Index scoring. Using the item response theory (IRT) partial credit scaling model, index scores were estimated from students' responses and transformed onto a scale which ranged from 0 to 20. As a reporting aid, each index scale was divided into low, moderate, and high index score categories. The cut points for the index score categories correspond to the survey question response categories, and students were classified into a category based on their average responses to the survey questions in each index. For each index survey question, response categories were scored as numerical values (e.g., for an item with five response categories, category A was scored as 1, B was scored as 2, C was scored as 3, D was scored as 4, and E was scored as 5).
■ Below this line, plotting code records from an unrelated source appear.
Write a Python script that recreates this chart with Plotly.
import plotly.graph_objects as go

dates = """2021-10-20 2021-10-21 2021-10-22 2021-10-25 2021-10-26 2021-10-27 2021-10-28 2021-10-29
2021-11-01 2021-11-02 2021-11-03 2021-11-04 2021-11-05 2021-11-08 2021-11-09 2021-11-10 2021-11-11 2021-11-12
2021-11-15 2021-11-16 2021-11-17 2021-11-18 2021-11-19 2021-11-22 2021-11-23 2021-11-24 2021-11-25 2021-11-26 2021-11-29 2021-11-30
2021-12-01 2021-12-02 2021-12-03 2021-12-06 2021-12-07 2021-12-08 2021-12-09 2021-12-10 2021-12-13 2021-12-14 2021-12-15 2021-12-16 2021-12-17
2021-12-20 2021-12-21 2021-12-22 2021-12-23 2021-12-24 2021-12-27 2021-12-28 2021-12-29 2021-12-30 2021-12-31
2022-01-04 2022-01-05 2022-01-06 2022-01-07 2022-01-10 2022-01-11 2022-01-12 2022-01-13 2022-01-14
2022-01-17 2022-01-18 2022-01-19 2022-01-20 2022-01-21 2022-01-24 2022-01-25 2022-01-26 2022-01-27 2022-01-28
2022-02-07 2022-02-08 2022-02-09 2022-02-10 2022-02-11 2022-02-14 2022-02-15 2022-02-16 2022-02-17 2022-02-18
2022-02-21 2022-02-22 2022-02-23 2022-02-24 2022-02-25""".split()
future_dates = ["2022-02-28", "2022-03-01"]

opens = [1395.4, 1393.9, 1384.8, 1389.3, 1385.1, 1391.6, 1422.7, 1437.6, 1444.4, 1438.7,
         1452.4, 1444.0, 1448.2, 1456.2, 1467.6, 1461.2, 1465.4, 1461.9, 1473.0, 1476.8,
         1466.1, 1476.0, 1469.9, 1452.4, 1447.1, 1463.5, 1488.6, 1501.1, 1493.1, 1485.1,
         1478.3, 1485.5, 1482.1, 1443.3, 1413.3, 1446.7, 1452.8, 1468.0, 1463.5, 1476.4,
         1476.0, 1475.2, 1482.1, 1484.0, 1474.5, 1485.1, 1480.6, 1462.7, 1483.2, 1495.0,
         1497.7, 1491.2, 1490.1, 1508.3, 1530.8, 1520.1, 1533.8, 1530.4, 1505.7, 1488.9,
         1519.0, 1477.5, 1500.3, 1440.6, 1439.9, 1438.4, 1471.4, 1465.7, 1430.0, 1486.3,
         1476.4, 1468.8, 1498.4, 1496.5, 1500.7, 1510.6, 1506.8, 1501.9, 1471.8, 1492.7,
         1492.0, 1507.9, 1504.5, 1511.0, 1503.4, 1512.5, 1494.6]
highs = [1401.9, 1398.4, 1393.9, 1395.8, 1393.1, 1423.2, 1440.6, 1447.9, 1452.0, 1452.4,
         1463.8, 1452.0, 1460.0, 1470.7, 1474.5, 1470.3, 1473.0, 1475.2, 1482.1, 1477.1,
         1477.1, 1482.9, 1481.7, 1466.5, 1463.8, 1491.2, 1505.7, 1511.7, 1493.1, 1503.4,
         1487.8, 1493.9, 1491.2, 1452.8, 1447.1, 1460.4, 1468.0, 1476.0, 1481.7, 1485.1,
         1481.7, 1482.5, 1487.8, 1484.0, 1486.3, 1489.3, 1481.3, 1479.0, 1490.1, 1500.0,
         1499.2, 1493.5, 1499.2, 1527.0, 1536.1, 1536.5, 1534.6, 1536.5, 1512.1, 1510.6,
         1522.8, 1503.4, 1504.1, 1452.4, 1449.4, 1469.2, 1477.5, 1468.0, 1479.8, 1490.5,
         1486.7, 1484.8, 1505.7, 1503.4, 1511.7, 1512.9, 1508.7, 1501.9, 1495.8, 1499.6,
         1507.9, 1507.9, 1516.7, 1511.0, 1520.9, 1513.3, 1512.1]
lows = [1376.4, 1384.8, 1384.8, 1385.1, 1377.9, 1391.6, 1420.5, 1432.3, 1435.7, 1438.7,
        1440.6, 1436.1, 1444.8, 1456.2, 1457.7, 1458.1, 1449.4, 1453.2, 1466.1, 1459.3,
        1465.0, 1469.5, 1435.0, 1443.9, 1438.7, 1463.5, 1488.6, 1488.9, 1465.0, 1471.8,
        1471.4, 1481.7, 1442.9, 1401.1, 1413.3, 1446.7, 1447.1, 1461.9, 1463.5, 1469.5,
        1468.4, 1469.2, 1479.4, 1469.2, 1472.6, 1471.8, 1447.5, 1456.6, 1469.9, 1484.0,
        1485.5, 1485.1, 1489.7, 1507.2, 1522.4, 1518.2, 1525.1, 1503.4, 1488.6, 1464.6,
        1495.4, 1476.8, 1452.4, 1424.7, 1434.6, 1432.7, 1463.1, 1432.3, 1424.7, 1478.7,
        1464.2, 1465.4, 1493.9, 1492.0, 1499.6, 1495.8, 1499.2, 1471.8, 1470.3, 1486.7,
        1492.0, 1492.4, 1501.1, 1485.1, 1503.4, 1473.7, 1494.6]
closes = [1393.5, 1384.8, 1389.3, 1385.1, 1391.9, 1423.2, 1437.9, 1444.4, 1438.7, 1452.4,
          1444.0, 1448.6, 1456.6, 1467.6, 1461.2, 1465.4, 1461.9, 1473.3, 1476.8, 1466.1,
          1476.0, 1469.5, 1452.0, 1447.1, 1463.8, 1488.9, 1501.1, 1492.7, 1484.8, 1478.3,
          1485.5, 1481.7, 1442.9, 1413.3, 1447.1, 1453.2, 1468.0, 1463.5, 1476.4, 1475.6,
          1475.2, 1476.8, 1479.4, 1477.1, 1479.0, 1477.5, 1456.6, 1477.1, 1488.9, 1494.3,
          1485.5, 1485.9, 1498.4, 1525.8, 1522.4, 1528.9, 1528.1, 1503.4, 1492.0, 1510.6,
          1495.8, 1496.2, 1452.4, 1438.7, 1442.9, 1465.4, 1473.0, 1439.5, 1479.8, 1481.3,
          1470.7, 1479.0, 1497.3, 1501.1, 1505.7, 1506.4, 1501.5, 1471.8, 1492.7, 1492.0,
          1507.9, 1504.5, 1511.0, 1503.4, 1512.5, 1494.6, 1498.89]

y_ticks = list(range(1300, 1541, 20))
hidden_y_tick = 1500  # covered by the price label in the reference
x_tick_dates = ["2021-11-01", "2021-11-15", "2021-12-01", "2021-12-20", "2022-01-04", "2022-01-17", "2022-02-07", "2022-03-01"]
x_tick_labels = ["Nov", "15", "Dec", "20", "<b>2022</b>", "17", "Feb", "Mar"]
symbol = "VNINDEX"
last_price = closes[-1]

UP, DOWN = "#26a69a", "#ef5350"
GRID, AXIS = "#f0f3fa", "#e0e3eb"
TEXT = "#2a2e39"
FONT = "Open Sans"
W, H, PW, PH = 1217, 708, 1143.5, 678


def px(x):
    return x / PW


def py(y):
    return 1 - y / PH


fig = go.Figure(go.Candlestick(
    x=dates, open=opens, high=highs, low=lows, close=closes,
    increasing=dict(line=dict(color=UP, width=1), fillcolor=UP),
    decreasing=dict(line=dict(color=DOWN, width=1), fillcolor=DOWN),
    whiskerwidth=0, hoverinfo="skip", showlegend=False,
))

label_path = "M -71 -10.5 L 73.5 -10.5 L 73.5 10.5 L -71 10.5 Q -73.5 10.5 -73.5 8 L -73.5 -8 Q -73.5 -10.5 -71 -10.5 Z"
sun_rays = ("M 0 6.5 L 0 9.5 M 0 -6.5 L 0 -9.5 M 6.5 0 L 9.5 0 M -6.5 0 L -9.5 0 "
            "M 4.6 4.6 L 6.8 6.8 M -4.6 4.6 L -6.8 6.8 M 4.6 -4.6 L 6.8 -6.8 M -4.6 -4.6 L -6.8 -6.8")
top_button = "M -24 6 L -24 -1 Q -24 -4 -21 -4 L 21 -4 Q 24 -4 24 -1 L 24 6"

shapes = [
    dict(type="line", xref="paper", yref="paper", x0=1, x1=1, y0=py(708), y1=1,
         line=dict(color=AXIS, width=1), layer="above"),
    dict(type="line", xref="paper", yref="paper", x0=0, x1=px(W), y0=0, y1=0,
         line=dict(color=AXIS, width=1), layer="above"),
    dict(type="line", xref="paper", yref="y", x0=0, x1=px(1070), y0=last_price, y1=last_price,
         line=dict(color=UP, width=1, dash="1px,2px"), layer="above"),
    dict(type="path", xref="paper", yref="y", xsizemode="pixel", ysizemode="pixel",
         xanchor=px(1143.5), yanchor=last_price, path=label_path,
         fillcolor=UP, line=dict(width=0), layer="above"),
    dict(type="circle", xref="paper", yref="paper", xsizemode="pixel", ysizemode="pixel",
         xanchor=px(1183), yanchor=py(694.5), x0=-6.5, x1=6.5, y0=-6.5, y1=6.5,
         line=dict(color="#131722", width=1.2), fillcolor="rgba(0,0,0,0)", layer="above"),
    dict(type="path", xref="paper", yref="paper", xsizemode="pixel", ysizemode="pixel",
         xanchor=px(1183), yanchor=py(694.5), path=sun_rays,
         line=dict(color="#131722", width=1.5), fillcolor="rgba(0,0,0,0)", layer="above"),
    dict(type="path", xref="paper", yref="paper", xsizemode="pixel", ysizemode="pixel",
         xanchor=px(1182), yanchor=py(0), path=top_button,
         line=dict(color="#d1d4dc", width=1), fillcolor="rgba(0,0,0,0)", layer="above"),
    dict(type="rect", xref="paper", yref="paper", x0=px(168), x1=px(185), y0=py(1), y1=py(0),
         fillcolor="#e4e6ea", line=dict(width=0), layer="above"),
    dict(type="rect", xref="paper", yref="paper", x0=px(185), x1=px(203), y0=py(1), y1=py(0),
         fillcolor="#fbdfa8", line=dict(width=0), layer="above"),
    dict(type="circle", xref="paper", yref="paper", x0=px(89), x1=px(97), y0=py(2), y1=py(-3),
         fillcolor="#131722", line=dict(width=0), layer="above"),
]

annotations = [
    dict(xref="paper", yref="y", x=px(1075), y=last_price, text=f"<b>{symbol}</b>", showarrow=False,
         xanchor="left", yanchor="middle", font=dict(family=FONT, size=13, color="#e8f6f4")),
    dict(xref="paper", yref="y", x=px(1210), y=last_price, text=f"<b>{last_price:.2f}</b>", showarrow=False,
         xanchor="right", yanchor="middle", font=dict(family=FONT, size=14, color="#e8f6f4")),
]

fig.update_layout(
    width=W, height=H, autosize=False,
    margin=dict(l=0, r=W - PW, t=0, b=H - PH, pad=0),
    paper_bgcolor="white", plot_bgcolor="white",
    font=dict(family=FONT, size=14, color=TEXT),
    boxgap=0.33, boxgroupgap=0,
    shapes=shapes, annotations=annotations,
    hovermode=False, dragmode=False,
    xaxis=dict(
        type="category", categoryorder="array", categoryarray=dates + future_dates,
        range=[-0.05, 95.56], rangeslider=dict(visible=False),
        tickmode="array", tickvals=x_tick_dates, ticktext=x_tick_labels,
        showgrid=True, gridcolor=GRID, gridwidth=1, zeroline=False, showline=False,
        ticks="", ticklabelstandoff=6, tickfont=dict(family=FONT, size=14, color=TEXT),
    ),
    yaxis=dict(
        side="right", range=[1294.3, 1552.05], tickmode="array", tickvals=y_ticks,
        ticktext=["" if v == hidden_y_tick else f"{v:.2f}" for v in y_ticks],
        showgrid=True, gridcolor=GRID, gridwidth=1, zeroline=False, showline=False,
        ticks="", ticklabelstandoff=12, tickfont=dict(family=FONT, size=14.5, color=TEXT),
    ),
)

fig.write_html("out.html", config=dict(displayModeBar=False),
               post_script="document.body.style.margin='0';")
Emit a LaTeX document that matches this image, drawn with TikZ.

In general, high average responses to individual questions correspond to high index score values, and low average responses to individual questions correspond to low index score values. As an example, for a set of index survey questions with five response categories (such as not at all, a little bit, somewhat, quite a bit, and very much), students with an average response of less than 3 (somewhat) would be classified as low on the index. Students with an average response greater than or equal to 3 (somewhat) to less than 4 (quite a bit) would be classified as moderate on the index. Finally, students with an average response of greater than or equal to 4 (quite a bit) would be classified as high on the index.